Showing posts with label thin. Show all posts
Showing posts with label thin. Show all posts

Wednesday, December 30, 2009

Gambia and a Few Good Pounds

Gained a pound or two over the season? Worried about looking too heavy? Fear not! There truly is a solution that not only involves no effort whatsoever, but also actually allows for even more eating and the accumulation of even more pounds.


The solution is to move to Gambia.

In Gambia, "women do not battle the bulge, they celebrate it. A body is not something to be tamed and moulded."

Writer Catherine Pigott found this out during an extended trip to Gambia to teach English. She wrote about her experience in The Globe and Mail (March 20,1991). The Gambian women thought Pigott was far too thin and called her "Chicken-hips."

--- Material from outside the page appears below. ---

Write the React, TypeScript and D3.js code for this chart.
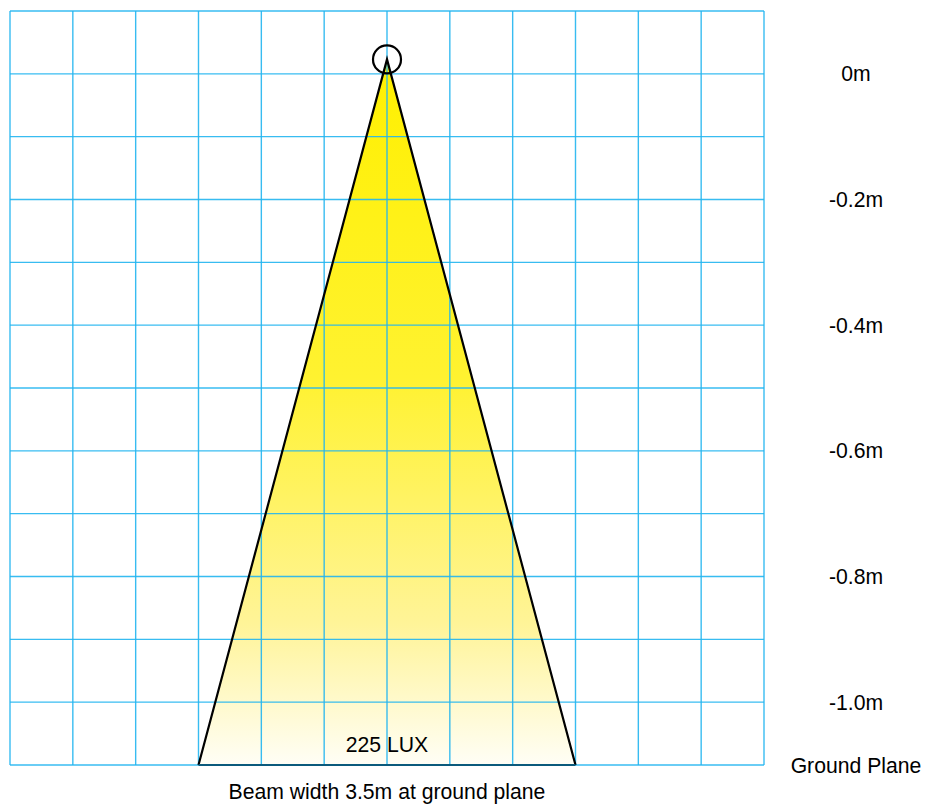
import React from "react";
import * as d3 from "d3";

const heightTicks = [0, -0.2, -0.4, -0.6, -0.8, -1.0];
const heightLabels = ["0m", "-0.2m", "-0.4m", "-0.6m", "-0.8m", "-1.0m"];
const groundLevel = -1.1;
const topLevel = 0.1;
const beamWidth = 3.5; // m at ground plane
const spanWidth = 7; // horizontal extent of grid, m
const gridCols = 12;
const gridRows = 12;
const lampLevel = 0.023;
const luxLabel = "225 LUX";
const beamLabel = "Beam width 3.5m at ground plane";
const groundLabel = "Ground Plane";

const W = 926;
const H = 804;
const left = 10;
const right = 764;
const top = 11;
const bottom = 765;

export default function App() {
  const x = d3.scaleLinear().domain([-spanWidth / 2, spanWidth / 2]).range([left, right]);
  const y = d3.scaleLinear().domain([topLevel, groundLevel]).range([top, bottom]);

  const colVals = d3.range(gridCols + 1).map((i) => -spanWidth / 2 + (i * spanWidth) / gridCols);
  const rowVals = d3.range(gridRows + 1).map((i) => topLevel + (i * (groundLevel - topLevel)) / gridRows);

  const beamPts: [number, number][] = [
    [x(0), y(lampLevel)],
    [x(-beamWidth / 2), y(groundLevel)],
    [x(beamWidth / 2), y(groundLevel)],
  ];
  const line = d3.line();
  const tri = line(beamPts) + "Z";

  const font = "'Liberation Sans', Arial, Helvetica, sans-serif";
  const labelX = 856;
  const fs = 21.2;

  return (
    <svg
      width={W}
      height={H}
      style={{ position: "absolute", left: 0, top: 0, background: "#fff" }}
    >
      <defs>
        <linearGradient id="beam" x1="0" y1={y(lampLevel)} x2="0" y2={y(groundLevel)} gradientUnits="userSpaceOnUse">
          <stop offset="0" stopColor="#fff000" />
          <stop offset="0.45" stopColor="#fff230" />
          <stop offset="0.8" stopColor="#fff498" />
          <stop offset="1" stopColor="#fffef6" />
        </linearGradient>
      </defs>
      <path d={tri} fill="url(#beam)" />
      <g stroke="#22b5ef" strokeWidth={1.4} strokeOpacity={0.9}>
        {colVals.map((v, i) => (
          <line key={"c" + i} x1={x(v)} x2={x(v)} y1={top} y2={bottom} />
        ))}
        {rowVals.map((v, i) => (
          <line key={"r" + i} x1={left} x2={right} y1={y(v)} y2={y(v)} />
        ))}
      </g>
      <path d={line([beamPts[1], beamPts[0], beamPts[2]]) || ""} fill="none" stroke="#000" strokeWidth={2.2} strokeLinejoin="miter" />
      <line
        x1={beamPts[1][0]}
        x2={beamPts[2][0]}
        y1={beamPts[1][1]}
        y2={beamPts[2][1]}
        stroke="#0b5a7c"
        strokeWidth={2}
      />
      <circle cx={x(0)} cy={y(lampLevel)} r={14} fill="none" stroke="#000" strokeWidth={2.2} />
      <g fontFamily={font} fontSize={fs} fill="#000" textAnchor="middle">
        {heightTicks.map((t, i) => (
          <text key={i} x={labelX} y={y(t) + 7.5}>
            {heightLabels[i]}
          </text>
        ))}
        <text x={labelX} y={y(groundLevel) + 8}>
          {groundLabel}
        </text>
        <text x={x(0)} y={752}>
          {luxLabel}
        </text>
        <text x={x(0)} y={799}>
          {beamLabel}
        </text>
      </g>
    </svg>
  );
}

Pigott "marvelled at this accolade, for [she] had never been called thin in [her]life." She found it difficult to explain that in her North American culture, women with too hearty an appetite were thought unattractive and that they denied themselves food to achieve "perfect slenderness."

Dieting is unnatural in Gambia where there is "no place for thinness. It made people sad. It reminded them of things they wanted to forget, such as poverty, drought, and starvation." Pigott changed her weight and her attitude towards weight during her Gambian stay, coming to believe that their views of body size and female beauty were much more natural than those in the North American culture of denial and disapproval.

Despite wishing to retain her new attitude towards her body image and weight, when Pigott came home, she was bombarded with the familiar cultural messages. They "don't use words such as 'cheating,' 'naughty,' or 'guilty' when they talk about eating" in Gambia, but they do in Canada. "Family members kindly suggested that [she] might look and feel better if [she] slimmed down a little."

Pigott joined a gym, dieted, and felt her freedom about weight slip away. The fear of fat had returned, as had the "time to exert control over [her] body."

Pigott's article underscores North American attitudes towards female beauty and body image and towards an ideal of thinness. Yet there can be too much of a good thing. In Mauritania, fat women are so desirable that until only the last few years girls have been force-fed to make them more attractive to prospective husbands. Fortunately, the practice is very much on the decline, and attitudes towards it are changing.

As Pigott writes, it is not good to "romanticize...rock-hard lives" of Gambian women; the value placed on a heavier body may indeed be restrictive for some women in that culture (although not, I think, nearly to the degree it is in Mauritania!).

So there you have it. Worry no longer about those extra pounds! Move to Gambia! The only other sane solution is to change our attitudes about control, thinness, and female beauty. (Why do I think that planning and moving to Gambia might be easier?)





(The Catherine Pigott article originally in The Globe and Mail is anthologized in The Act of Writing: Canadian Essays for Composition. Ed. Ronald Conrad. 8th ed.Toronto: McGraw-Hill, 2009. 197-199. The quotes are from the anthology.)